Date: Tuesday, June 16, 2015 07:21:06 PM -0400 From: Steve Matzura number6@noisynotes.com
On Tue, 16 Jun 2015 22:02:29 +0200, you wrote:
Am Dienstag, den 16.06.2015, 11:44 -0400 schrieb Steve Matzura:
The next phase of my testing procedure involves the simple act of delivering mail to my test box. When I send a message to either a valid or relayed user at my remote machine's address, it never gets there. I know this virtually for sure because I'm tailing /var/log/maillog and nothing new has been added for the past hour. I'm thinking eventually my ISP will send the message back to me as undeliverable, and in that bounced message there may be some information about why it was undeliverable, but maybe someone has a thought as to why I'm not even seeing anything attempt to connect?

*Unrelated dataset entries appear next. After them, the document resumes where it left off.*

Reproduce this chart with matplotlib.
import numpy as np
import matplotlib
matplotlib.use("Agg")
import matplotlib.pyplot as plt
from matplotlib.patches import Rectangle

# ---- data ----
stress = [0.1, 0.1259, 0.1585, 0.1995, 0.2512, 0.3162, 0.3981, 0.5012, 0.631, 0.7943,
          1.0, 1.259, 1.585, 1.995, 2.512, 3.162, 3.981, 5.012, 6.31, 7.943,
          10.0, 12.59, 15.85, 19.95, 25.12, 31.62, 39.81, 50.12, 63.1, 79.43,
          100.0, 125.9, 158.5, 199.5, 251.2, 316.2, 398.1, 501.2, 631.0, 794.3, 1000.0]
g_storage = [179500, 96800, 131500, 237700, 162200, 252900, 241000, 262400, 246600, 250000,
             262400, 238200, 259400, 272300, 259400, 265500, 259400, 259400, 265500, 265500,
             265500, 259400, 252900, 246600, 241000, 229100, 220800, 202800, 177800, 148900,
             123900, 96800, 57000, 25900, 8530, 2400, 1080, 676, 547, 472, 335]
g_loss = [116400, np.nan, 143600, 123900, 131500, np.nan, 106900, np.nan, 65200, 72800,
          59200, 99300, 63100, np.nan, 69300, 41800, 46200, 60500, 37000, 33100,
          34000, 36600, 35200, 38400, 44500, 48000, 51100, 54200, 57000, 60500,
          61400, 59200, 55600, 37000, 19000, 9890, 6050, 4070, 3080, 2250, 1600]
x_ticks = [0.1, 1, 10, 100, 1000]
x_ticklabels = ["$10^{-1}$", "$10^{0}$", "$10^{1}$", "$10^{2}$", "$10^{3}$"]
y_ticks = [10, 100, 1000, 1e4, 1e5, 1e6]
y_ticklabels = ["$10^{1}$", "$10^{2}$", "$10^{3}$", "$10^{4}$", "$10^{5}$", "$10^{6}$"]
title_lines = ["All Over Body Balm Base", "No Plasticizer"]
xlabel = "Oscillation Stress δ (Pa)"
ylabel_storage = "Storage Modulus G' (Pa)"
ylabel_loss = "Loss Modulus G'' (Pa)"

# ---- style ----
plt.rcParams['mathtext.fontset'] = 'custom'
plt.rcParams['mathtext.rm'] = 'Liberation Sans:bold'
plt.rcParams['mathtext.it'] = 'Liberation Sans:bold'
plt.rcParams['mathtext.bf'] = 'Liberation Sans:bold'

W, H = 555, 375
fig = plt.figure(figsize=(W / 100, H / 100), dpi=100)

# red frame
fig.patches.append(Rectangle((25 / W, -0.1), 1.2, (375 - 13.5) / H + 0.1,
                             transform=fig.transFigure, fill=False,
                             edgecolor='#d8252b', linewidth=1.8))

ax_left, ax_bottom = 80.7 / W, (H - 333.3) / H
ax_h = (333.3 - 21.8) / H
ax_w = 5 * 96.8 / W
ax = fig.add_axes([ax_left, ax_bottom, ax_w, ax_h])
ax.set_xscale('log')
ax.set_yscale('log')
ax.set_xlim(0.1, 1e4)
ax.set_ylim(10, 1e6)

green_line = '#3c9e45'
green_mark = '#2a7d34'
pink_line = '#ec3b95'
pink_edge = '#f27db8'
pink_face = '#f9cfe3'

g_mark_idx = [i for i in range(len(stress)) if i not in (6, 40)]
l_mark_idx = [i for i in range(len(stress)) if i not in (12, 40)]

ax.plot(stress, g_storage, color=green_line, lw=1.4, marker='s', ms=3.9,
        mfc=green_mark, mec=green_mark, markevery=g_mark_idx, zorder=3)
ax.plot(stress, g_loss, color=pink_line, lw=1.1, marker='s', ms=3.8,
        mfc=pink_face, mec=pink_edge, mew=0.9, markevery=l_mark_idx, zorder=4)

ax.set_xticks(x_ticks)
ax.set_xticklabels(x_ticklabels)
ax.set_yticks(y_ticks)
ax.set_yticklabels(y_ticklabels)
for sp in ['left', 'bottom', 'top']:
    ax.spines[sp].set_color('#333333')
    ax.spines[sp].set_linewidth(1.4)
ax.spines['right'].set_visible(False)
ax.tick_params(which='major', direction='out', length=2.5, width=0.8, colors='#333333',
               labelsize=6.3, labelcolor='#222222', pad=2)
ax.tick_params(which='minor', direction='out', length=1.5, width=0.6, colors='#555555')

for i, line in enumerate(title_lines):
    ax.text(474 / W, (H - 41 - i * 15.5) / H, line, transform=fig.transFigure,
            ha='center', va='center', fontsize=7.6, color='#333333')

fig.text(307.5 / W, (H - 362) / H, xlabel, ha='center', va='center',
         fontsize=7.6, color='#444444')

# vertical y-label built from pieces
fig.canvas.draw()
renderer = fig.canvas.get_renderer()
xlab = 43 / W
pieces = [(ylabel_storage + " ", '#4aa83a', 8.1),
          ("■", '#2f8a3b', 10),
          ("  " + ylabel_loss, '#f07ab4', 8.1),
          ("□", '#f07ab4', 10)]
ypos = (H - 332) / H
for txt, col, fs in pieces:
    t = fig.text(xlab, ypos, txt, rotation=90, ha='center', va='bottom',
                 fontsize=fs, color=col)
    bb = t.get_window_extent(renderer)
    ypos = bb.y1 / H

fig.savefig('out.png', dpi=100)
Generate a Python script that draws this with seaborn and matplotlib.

Receiving and Sending Mail is done by the MTA like postfix or exim. Not Dovecot. It's just for the IMAP/POP access by the users to get the mails. So look at that logs. And if there's nothing in it, then make sure port 25 is actually open by the postfix/exim process.
Well, it isn't. In fact, there is no exim process running. However, something calling itself 'master' has port 25 open according to netstat, and that process has a subprocess running something called qmgr. I'd give more information, such as path to these programs, but it isn't shown. Time to check my Postfix config a little more closely.
Those pieces are all part of the postfix MTA (you haven't indicated your OS, but postfix is the current default on most current linux distributions).
As I indicated earlier, by default most (current) MTA installs only listen on localhost, not on the external interfaces, so don't accept off-host mail.